Principles of Effective Advocacy for Animals

These are the principles that guide my advocacy for animals. I hope you find them helpful and comforting.

Celebrate Success
When Nathan Runkle at Mercy for Animals releases a new cruelty investigation, Marisa Miller Wolfson premiers her new documentary Vegucated, Paul Shapiro of the Humane Society of the United States argues against Ag Gag bills on national television, when Shauna Sherick rescues farm animals at Wildwood Farm Sanctuary, or Christine Dorchak at GREY2K USA informs the public about the cruelty of dog racing, it all benefits animals. Heroes for animals come in the form of an artist, a grassroots activist, and a best-selling author. Whether you return a lost wallet, save a drowning child, or rescue an abused pig, it doesn’t matter who gets the credit. If you care about making the world a more humane place, all that matters is the accomplishment of a good deed. We should celebrate it and strive to replicate it.


Don’t Get Overwhelmed
Focus on doing what you can. We can’t solve all the world’s problems. Help the causes that matter to you in every way you can as often as you can. If you think of saving billions of animals or mentoring every child in need, it might cause you to throw your hands up and give up. Instead, focus on impacting as many lives as you can. Find comfort knowing there are millions of people like you engaged in the same selfless and meaningful mission.


Make a Difference
Don’t assume you’re helping animals simply because you’re doing something. Think critically about what you’re doing, read research, re-evaluate action plans, try new ideas, and seek feedback to ensure you’re maximizing your time. Constantly work on and be open to improving your advocacy. Admit mistakes, make amends, and become more effective.

Whether you’re handing out Veg Starter Kits, attending a protest, writing a blog, donating money to an animal charity, calling legislators, or volunteering at a farm sanctuary, aim for a measurable impact. Instead of bemoaning problems in public forums and name-calling, become a part of the solution in public arenas.


Take the High Road
The low road is very crowded. Don’t allow words to hurt you and don’t succumb to people who try to goad you, appear jealous, or hateful. If you see a fellow advocate, especially a volunteer, gaining a lot of attention for a cause (i.e. raising money to save endangered manatees), don’t be jealous because you’re not receiving the same support. Any victory for animals is a victory for every advocate. How you react to the good deeds of others is a reflection of how much you care. Emulate leaders or innovate and blaze your own trail. Maintain a sense of urgency every day. There is no time for personal agendas, egos, or getting caught up in meaningless drama that wastes valuable time. Always remember: It’s about the animals. Their suffering is real. We must put their interests ahead of our own self-interests. It’s not about us.

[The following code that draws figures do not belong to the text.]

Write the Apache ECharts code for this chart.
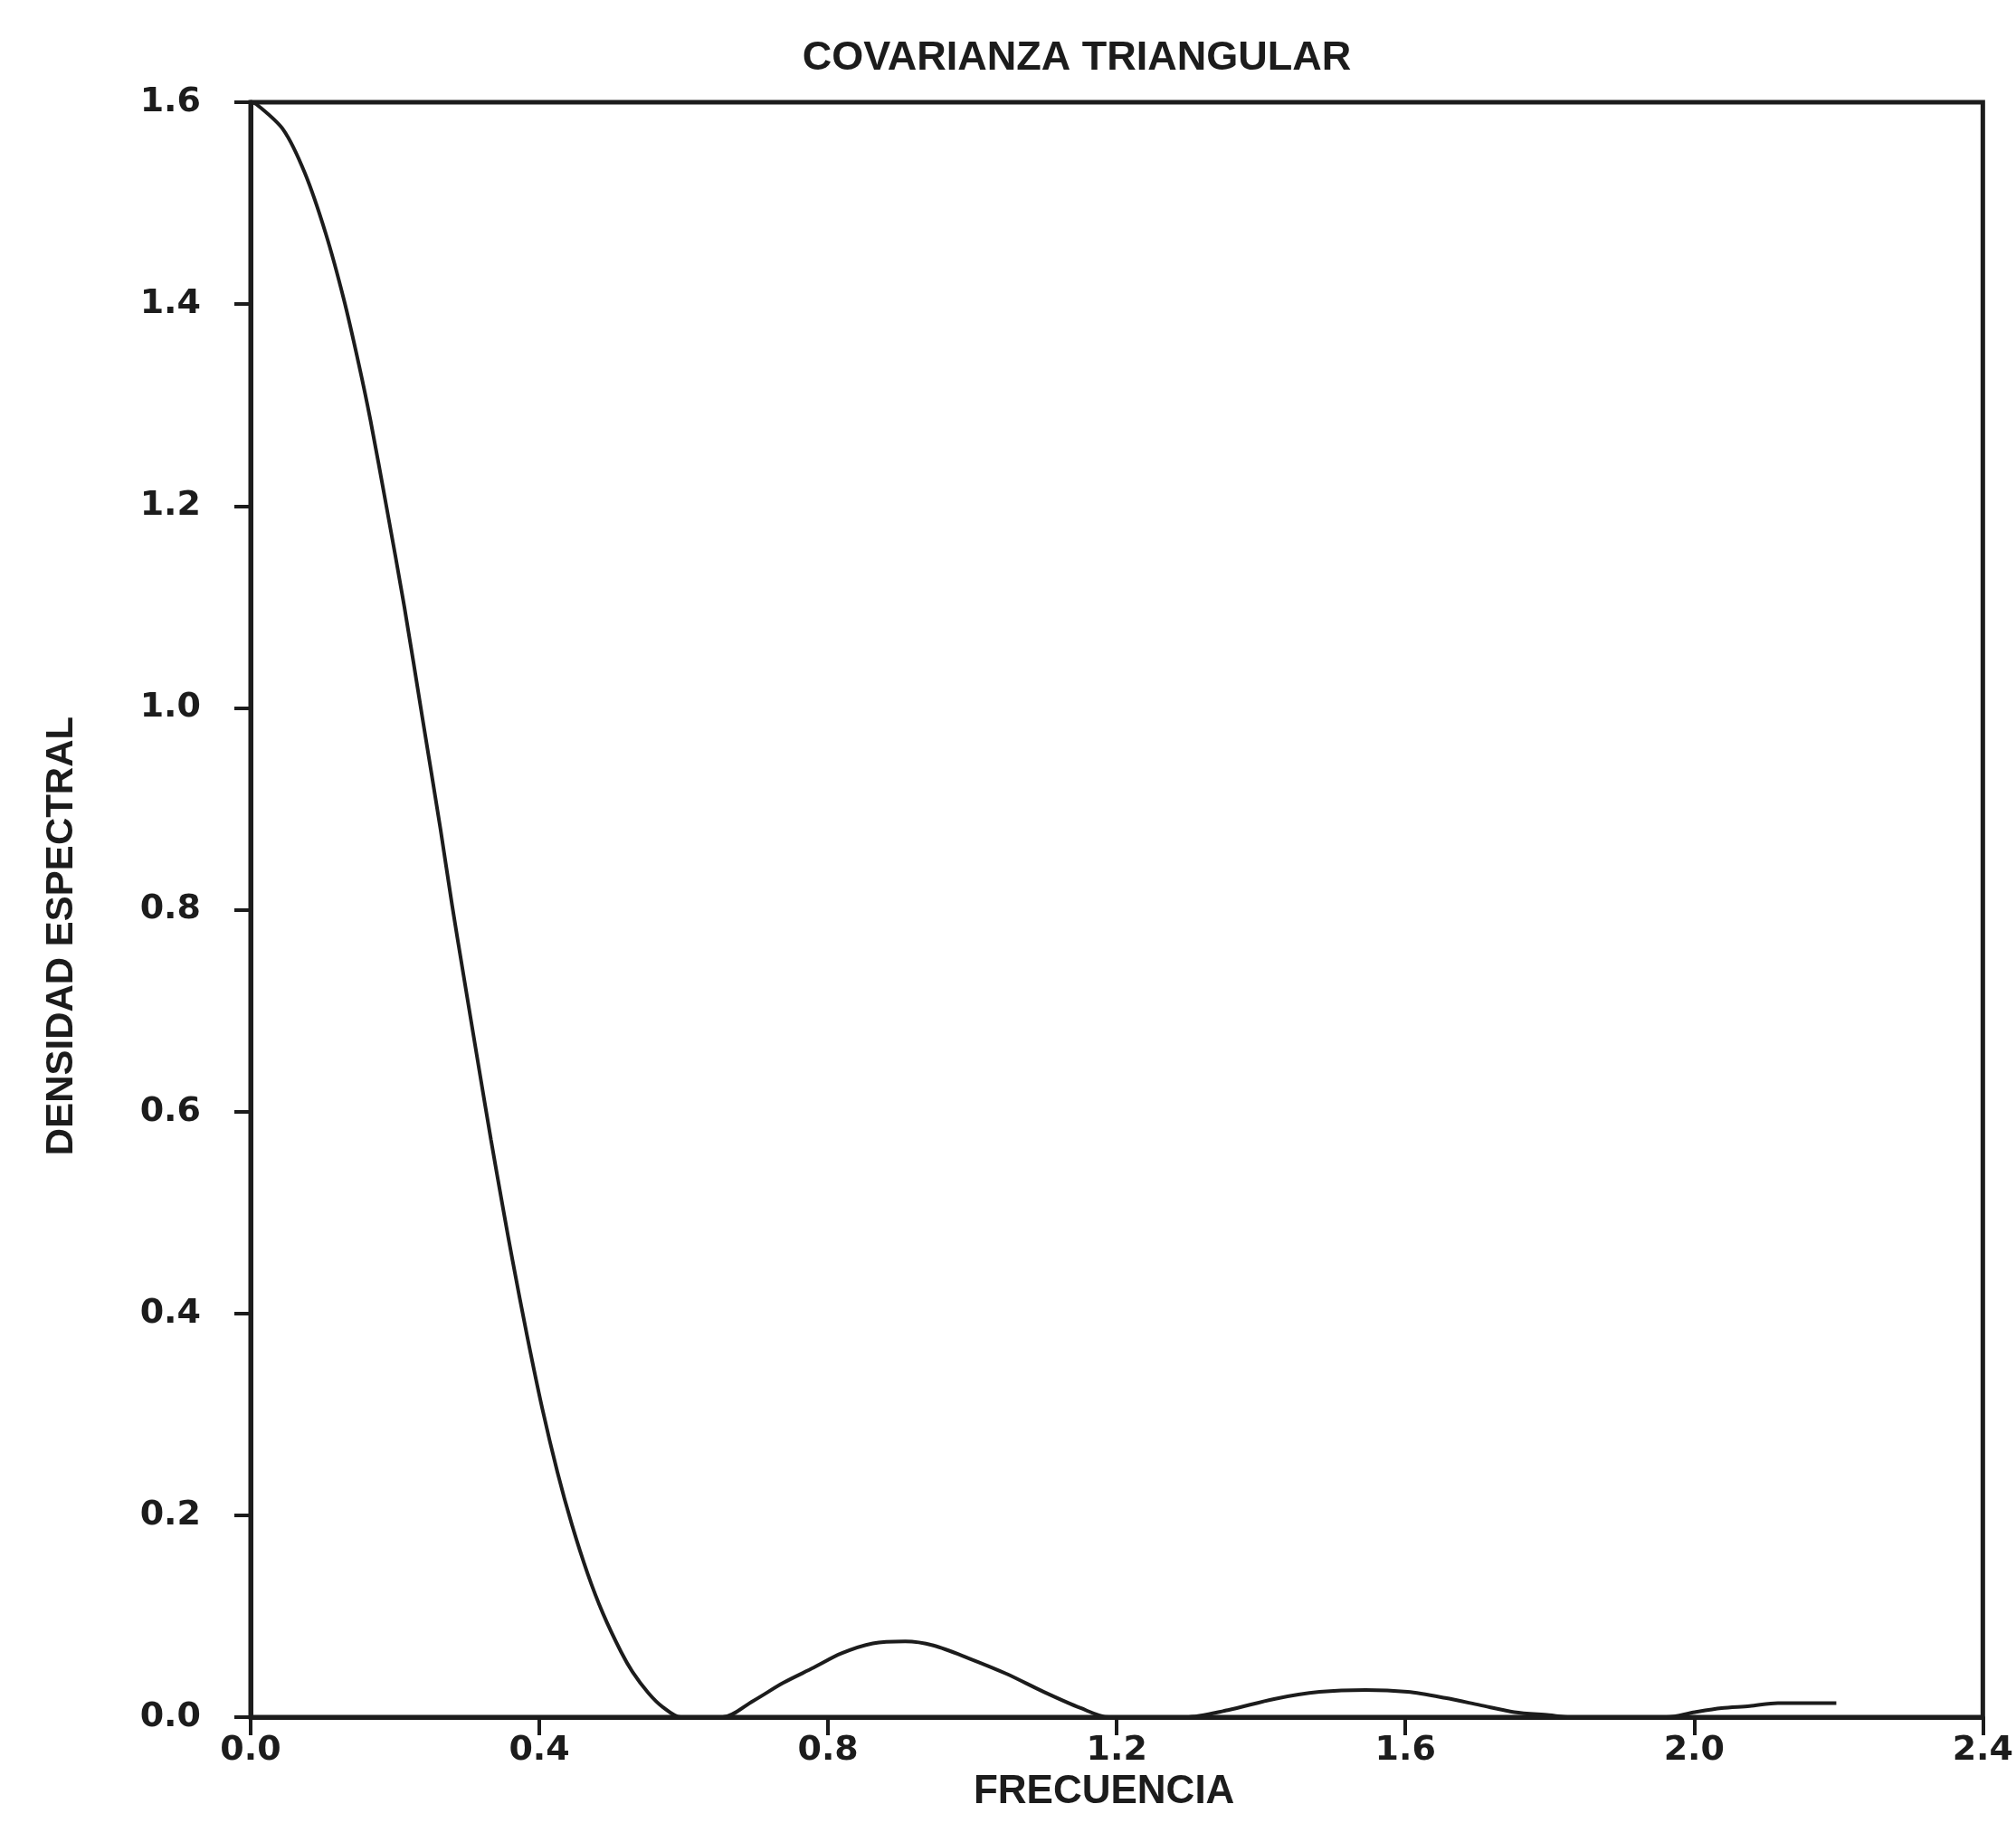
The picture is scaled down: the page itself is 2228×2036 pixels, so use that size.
<!DOCTYPE html>
<html>
<head>
<meta charset="utf-8">
<script src="https://cdn.jsdelivr.net/npm/echarts@6/dist/echarts.min.js"></script>
<style>
html,body{margin:0;padding:0;background:#fff;}
#chart{width:2228px;height:2036px;}
</style>
</head>
<body>
<div id="chart"></div>
<script>
// Data
const titleText = "COVARIANZA TRIANGULAR";
const xAxisName = "FRECUENCIA";
const yAxisName = "DENSIDAD ESPECTRAL";
const xTicks = [0.0, 0.4, 0.8, 1.2, 1.6, 2.0, 2.4];
const yTicks = [0.0, 0.2, 0.4, 0.6, 0.8, 1.0, 1.2, 1.4, 1.6];
const frequency = [
  0.000, 0.008, 0.045, 0.075, 0.104, 0.129, 0.150, 0.166, 0.188, 0.213,
  0.238, 0.263, 0.279, 0.295, 0.317, 0.333, 0.350, 0.363, 0.383, 0.404,
  0.425, 0.445, 0.467, 0.488, 0.513, 0.529, 0.551, 0.571, 0.596, 0.654,
  0.696, 0.738, 0.780, 0.818, 0.862, 0.907, 0.946, 0.996, 1.047, 1.099,
  1.150, 1.189, 1.296, 1.354, 1.418, 1.481, 1.545, 1.603, 1.655, 1.703,
  1.751, 1.799, 1.828, 1.962, 2.001, 2.038, 2.077, 2.116, 2.197
];
const density = [
  1.600, 1.598, 1.573, 1.530, 1.470, 1.405, 1.340, 1.285, 1.200, 1.100,
  0.990, 0.880, 0.805, 0.735, 0.640, 0.572, 0.503, 0.452, 0.378, 0.306,
  0.243, 0.191, 0.142, 0.103, 0.065, 0.045, 0.024, 0.010, 0.000, 0.000,
  0.016, 0.034, 0.049, 0.063, 0.073, 0.075, 0.071, 0.058, 0.043, 0.025,
  0.009, 0.000, 0.000, 0.007, 0.018, 0.025, 0.027, 0.025, 0.019, 0.012,
  0.005, 0.002, 0.000, 0.000, 0.005, 0.009, 0.011, 0.014, 0.014
];

const ink = '#1c1c1c';
const labelFont = "'DejaVu Sans', 'Liberation Sans', sans-serif";
const nameFont = "'Liberation Sans Narrow', 'Liberation Sans', Arial, sans-serif";

const chart = echarts.init(document.getElementById('chart'), null, {renderer: 'canvas'});
chart.setOption({
  animation: false,
  backgroundColor: '#ffffff',
  title: {
    text: titleText,
    left: 1190,
    top: 42,
    padding: 0,
    textAlign: 'center',
    textStyle: {fontFamily: nameFont, fontWeight: 'bold', fontSize: 45, color: ink}
  },
  grid: {
    left: 277, top: 113, width: 1918, height: 1785,
    show: true, borderColor: ink, borderWidth: 5, backgroundColor: 'transparent'
  },
  xAxis: {
    type: 'value',
    min: xTicks[0], max: xTicks[xTicks.length - 1], interval: 0.4,
    name: xAxisName,
    nameLocation: 'middle',
    nameGap: 54,
    nameTextStyle: {fontFamily: nameFont, fontWeight: 'bold', fontSize: 44, color: ink, padding: [0, 28, 0, 0]},
    axisLine: {show: true, lineStyle: {color: ink, width: 5}},
    axisTick: {show: true, inside: false, length: 20, lineStyle: {color: ink, width: 4}},
    splitLine: {show: false},
    axisLabel: {
      margin: 18, fontFamily: labelFont, fontWeight: 'bold', fontSize: 38, color: ink,
      formatter: v => v.toFixed(1)
    }
  },
  yAxis: {
    type: 'value',
    min: yTicks[0], max: yTicks[yTicks.length - 1], interval: 0.2,
    name: yAxisName,
    nameLocation: 'middle',
    nameGap: 188,
    nameRotate: 90,
    nameTextStyle: {fontFamily: nameFont, fontWeight: 'bold', fontSize: 42, color: ink, padding: [0, 58, 0, 0]},
    axisLine: {show: true, lineStyle: {color: ink, width: 5}},
    axisTick: {show: true, inside: false, length: 18, lineStyle: {color: ink, width: 4}},
    splitLine: {show: false},
    axisLabel: {
      margin: 55, fontFamily: labelFont, fontWeight: 'bold', fontSize: 38, color: ink,
      formatter: v => v.toFixed(1)
    }
  },
  series: [{
    type: 'line',
    data: frequency.map((f, i) => [f, density[i]]),
    showSymbol: false,
    smooth: 0.3,
    lineStyle: {color: ink, width: 4},
    clip: false
  }]
});
</script>
</body>
</html>
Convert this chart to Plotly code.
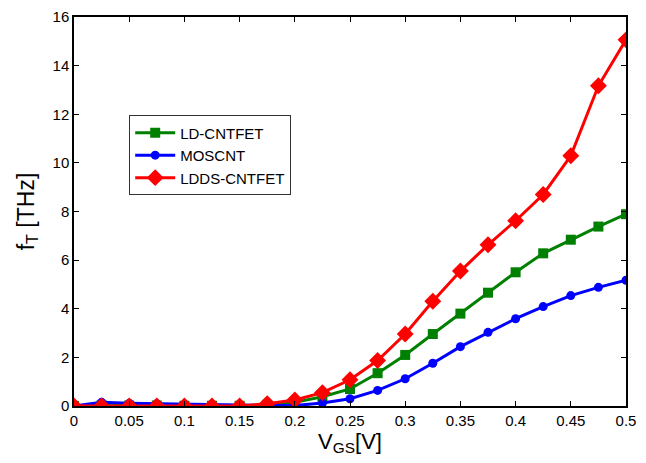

Simply because other advocates aren’t helping your cause (for example, attending a protest to close a puppy store) doesn’t mean their work isn’t equally important. Respect advocates’ right to take a stand for the issues that matter most to them. Aim to be so inspirational and effective that others will join your cause on their own volition. Finally, don’t allow a broken culture to sidetrack you. The media profits from meaningless stories. Ignore them and focus on what you know really matters.

In summary, effective advocacy involves celebrating and contributing to the success of others, staying focused, maintaining dignity, and making an impact. Thank you for your dedication to the cause.